-- Start of RECORDED DATA --

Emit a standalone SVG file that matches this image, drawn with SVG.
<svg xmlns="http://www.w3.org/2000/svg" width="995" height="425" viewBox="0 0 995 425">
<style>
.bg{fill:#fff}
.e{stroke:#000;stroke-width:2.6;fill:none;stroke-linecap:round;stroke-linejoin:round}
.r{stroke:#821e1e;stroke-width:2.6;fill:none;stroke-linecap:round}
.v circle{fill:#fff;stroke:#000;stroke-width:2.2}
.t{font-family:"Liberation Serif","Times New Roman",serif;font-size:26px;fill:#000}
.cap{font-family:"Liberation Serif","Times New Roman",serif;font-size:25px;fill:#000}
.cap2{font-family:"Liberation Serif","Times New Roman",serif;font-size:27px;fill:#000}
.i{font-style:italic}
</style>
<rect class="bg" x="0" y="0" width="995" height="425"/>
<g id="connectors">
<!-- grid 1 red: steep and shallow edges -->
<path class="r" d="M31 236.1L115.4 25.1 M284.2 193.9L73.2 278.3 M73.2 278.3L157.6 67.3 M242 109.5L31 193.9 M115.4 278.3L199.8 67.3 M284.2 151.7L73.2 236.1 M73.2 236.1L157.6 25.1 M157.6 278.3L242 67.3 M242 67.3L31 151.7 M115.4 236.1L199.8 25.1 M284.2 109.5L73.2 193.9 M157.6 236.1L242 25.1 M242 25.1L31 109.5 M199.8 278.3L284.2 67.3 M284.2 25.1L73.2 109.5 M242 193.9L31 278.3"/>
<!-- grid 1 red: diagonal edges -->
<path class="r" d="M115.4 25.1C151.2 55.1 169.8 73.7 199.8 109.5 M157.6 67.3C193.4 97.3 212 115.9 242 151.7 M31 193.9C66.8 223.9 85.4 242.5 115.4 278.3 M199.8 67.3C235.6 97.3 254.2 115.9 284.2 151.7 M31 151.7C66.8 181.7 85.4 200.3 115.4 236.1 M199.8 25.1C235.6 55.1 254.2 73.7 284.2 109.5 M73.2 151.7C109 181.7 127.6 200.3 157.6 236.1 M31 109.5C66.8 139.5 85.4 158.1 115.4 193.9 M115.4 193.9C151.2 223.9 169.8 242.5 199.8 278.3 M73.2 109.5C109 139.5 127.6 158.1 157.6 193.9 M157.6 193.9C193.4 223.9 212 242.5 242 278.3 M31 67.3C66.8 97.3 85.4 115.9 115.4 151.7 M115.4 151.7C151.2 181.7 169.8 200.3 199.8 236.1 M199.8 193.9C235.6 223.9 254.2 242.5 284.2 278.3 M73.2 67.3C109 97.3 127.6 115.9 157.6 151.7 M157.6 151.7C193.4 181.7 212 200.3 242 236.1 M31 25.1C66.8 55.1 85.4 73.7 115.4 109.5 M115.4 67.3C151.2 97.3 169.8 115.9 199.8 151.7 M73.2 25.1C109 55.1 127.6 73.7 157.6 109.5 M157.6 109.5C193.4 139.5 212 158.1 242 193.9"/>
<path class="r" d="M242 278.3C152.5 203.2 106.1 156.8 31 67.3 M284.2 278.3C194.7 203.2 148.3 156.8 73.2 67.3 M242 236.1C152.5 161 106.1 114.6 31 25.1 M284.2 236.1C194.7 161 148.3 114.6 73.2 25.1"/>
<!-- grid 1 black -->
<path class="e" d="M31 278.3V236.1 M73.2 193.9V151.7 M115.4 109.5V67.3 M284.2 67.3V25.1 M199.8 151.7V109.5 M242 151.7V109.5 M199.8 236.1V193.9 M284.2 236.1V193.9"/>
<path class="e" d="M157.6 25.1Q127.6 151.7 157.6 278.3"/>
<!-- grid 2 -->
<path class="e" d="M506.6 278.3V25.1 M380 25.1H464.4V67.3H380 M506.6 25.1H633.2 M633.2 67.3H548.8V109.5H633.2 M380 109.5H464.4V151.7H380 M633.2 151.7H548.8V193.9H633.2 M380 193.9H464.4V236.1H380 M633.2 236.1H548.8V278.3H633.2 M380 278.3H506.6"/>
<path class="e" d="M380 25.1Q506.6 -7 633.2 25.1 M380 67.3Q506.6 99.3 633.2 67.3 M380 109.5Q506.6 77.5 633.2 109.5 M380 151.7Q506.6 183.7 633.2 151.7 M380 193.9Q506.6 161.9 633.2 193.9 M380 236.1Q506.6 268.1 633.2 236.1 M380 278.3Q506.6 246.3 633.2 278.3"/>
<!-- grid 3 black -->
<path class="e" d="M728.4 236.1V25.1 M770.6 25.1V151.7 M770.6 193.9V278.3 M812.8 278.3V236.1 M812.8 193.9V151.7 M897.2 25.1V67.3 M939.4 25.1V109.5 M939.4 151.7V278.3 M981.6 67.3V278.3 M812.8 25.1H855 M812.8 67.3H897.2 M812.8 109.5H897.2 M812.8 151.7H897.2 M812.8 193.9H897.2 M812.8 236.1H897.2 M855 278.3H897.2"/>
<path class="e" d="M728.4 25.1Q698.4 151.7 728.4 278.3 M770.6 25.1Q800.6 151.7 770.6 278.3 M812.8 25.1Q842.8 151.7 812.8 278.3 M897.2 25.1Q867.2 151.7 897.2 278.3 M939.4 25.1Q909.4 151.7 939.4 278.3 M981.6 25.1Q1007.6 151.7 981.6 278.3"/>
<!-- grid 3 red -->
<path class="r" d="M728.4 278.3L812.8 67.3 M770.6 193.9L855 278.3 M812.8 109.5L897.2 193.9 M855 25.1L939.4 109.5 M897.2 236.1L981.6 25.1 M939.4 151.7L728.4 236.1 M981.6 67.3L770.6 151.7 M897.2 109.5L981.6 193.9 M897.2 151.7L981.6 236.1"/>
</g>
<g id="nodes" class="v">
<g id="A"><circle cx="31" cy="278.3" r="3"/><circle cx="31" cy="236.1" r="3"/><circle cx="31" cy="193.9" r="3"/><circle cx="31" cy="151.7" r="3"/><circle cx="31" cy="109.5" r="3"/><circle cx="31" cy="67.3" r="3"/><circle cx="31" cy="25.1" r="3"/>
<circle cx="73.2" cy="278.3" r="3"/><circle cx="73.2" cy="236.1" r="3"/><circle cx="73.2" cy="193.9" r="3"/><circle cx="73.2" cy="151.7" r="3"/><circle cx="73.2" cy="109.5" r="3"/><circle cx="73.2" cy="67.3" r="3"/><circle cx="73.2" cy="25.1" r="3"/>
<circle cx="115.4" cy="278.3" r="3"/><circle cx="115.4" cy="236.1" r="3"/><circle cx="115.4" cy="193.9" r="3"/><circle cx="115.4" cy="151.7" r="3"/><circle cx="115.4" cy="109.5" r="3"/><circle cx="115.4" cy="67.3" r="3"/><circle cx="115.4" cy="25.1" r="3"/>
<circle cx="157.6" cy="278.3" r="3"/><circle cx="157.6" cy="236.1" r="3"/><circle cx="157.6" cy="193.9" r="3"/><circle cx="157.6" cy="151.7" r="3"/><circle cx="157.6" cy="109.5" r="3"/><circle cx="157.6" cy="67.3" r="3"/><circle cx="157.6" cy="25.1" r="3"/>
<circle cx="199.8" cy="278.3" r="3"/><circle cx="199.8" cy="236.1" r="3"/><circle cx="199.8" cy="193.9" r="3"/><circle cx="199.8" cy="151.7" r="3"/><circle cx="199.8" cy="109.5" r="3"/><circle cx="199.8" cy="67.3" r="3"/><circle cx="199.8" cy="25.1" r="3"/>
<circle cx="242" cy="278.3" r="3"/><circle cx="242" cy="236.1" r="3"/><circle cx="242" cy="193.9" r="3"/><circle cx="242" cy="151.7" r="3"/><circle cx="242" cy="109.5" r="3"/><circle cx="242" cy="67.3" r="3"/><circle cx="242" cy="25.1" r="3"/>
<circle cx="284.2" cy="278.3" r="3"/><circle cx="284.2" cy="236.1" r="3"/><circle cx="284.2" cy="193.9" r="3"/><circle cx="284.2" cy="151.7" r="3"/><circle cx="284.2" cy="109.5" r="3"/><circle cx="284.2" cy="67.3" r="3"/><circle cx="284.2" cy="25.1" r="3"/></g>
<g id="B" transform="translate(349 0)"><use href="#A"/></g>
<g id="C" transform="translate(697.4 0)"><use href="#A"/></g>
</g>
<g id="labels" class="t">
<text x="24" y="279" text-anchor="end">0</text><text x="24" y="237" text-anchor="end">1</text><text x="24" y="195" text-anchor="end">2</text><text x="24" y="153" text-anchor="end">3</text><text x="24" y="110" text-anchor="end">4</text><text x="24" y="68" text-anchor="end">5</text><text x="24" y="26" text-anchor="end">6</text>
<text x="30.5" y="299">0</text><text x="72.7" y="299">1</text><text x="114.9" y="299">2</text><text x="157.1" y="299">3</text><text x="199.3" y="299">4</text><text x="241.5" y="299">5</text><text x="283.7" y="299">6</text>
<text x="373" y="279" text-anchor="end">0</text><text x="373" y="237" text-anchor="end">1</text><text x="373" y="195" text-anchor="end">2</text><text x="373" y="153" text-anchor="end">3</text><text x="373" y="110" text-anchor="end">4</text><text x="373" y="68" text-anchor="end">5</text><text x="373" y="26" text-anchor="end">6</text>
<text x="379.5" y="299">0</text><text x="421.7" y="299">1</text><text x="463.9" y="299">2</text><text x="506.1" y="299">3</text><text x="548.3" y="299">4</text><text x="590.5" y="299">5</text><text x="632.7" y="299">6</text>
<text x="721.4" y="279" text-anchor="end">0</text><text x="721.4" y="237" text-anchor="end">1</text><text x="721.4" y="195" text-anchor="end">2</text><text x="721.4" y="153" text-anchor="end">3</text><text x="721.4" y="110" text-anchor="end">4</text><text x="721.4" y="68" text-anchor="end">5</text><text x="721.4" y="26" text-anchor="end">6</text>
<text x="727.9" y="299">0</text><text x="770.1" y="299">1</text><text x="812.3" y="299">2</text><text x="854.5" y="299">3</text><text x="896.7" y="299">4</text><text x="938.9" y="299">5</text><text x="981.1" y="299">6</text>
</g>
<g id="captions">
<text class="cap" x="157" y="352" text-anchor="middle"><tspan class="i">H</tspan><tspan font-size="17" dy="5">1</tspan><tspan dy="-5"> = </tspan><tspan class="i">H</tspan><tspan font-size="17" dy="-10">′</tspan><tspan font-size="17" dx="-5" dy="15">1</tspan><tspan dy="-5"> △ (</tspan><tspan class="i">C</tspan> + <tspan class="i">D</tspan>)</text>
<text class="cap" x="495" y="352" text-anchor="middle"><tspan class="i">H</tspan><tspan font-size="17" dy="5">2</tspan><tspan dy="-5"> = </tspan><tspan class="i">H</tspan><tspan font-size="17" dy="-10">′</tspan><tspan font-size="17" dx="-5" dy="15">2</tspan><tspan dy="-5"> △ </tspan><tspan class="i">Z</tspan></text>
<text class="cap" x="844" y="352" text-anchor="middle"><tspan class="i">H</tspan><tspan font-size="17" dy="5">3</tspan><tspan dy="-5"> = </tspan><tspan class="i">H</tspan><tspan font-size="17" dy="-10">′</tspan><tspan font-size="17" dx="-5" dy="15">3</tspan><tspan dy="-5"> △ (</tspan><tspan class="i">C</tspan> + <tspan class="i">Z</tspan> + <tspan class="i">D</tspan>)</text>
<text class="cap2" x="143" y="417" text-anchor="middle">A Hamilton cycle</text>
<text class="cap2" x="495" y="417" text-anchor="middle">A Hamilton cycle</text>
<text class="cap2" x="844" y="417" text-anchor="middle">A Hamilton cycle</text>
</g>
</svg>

-- End of RECORDED DATA --
-- Start of RECORDED DATA --

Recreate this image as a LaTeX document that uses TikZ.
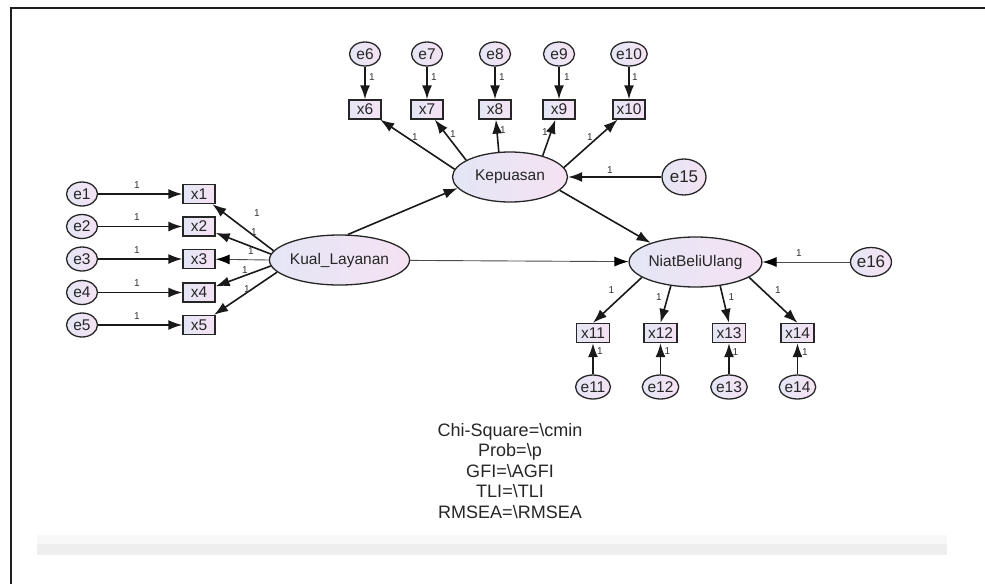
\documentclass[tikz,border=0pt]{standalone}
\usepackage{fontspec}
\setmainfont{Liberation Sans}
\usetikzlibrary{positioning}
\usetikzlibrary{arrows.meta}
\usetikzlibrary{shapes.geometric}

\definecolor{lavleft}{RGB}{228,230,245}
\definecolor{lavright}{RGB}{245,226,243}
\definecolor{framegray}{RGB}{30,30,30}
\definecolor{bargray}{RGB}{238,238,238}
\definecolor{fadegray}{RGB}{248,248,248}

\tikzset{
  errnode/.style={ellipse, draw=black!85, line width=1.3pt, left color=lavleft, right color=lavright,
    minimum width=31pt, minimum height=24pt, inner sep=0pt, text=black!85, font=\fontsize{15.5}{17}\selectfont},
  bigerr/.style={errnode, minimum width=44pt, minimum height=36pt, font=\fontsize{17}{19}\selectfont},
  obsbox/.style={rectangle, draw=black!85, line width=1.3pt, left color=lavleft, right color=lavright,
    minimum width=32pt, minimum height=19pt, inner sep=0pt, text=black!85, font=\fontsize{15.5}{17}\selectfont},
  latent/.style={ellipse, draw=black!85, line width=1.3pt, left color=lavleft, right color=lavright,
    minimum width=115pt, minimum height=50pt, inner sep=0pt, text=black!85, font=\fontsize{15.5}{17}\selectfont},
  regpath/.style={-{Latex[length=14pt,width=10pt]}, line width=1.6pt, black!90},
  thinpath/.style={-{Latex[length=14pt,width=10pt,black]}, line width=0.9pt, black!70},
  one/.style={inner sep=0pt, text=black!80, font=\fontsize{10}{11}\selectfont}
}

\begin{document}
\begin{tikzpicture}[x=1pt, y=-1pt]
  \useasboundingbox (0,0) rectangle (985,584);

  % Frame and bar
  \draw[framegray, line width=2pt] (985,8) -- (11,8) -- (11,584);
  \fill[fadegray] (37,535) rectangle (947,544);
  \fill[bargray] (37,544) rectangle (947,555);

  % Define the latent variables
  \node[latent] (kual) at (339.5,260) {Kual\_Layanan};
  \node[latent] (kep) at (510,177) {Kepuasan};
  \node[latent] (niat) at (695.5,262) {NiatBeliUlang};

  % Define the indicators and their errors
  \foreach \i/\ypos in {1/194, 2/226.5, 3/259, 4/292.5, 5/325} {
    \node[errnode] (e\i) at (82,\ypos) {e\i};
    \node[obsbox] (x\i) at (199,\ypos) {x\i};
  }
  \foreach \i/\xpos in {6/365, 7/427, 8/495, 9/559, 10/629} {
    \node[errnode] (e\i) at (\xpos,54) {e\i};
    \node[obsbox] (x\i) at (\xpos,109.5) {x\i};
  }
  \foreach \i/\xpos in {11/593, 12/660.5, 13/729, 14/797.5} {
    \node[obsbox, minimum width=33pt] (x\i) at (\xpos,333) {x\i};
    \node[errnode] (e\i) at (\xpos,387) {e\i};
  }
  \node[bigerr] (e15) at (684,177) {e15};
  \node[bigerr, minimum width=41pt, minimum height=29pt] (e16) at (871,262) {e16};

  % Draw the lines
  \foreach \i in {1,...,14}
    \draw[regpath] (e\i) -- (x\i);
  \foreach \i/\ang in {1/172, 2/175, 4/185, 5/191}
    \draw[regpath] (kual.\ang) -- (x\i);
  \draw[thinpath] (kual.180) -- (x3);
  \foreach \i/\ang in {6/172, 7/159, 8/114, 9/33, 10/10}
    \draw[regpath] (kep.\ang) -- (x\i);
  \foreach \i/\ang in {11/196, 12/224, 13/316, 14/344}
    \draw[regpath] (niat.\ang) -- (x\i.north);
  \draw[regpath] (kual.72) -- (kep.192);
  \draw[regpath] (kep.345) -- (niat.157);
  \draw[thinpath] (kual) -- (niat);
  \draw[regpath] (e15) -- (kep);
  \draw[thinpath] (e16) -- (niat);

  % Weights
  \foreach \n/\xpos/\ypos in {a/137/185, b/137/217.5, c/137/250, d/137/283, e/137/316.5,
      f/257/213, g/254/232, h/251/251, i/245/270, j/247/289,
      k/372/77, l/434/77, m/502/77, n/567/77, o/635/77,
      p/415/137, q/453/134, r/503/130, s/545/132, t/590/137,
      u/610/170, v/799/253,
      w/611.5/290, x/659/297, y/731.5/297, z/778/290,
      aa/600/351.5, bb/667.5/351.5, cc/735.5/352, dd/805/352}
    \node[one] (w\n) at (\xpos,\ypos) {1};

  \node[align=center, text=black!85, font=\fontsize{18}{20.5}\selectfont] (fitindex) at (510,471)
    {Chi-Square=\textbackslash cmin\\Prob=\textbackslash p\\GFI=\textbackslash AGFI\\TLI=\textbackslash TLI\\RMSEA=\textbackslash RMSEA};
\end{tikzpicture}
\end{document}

-- End of RECORDED DATA --

Reproduce the entries exactly, from the line with "Recreate this image" to the line with "(37,544) rectangle (947,555);", both lines included, keeping no pictures.

Recreate this image as a LaTeX document that uses TikZ.
\documentclass[tikz,border=0pt]{standalone}
\usepackage{fontspec}
\setmainfont{Liberation Sans}
\usetikzlibrary{positioning}
\usetikzlibrary{arrows.meta}
\usetikzlibrary{shapes.geometric}

\definecolor{lavleft}{RGB}{228,230,245}
\definecolor{lavright}{RGB}{245,226,243}
\definecolor{framegray}{RGB}{30,30,30}
\definecolor{bargray}{RGB}{238,238,238}
\definecolor{fadegray}{RGB}{248,248,248}

\tikzset{
  errnode/.style={ellipse, draw=black!85, line width=1.3pt, left color=lavleft, right color=lavright,
    minimum width=31pt, minimum height=24pt, inner sep=0pt, text=black!85, font=\fontsize{15.5}{17}\selectfont},
  bigerr/.style={errnode, minimum width=44pt, minimum height=36pt, font=\fontsize{17}{19}\selectfont},
  obsbox/.style={rectangle, draw=black!85, line width=1.3pt, left color=lavleft, right color=lavright,
    minimum width=32pt, minimum height=19pt, inner sep=0pt, text=black!85, font=\fontsize{15.5}{17}\selectfont},
  latent/.style={ellipse, draw=black!85, line width=1.3pt, left color=lavleft, right color=lavright,
    minimum width=115pt, minimum height=50pt, inner sep=0pt, text=black!85, font=\fontsize{15.5}{17}\selectfont},
  regpath/.style={-{Latex[length=14pt,width=10pt]}, line width=1.6pt, black!90},
  thinpath/.style={-{Latex[length=14pt,width=10pt,black]}, line width=0.9pt, black!70},
  one/.style={inner sep=0pt, text=black!80, font=\fontsize{10}{11}\selectfont}
}

\begin{document}
\begin{tikzpicture}[x=1pt, y=-1pt]
  \useasboundingbox (0,0) rectangle (985,584);

  % Frame and bar
  \draw[framegray, line width=2pt] (985,8) -- (11,8) -- (11,584);
  \fill[fadegray] (37,535) rectangle (947,544);
  \fill[bargray] (37,544) rectangle (947,555);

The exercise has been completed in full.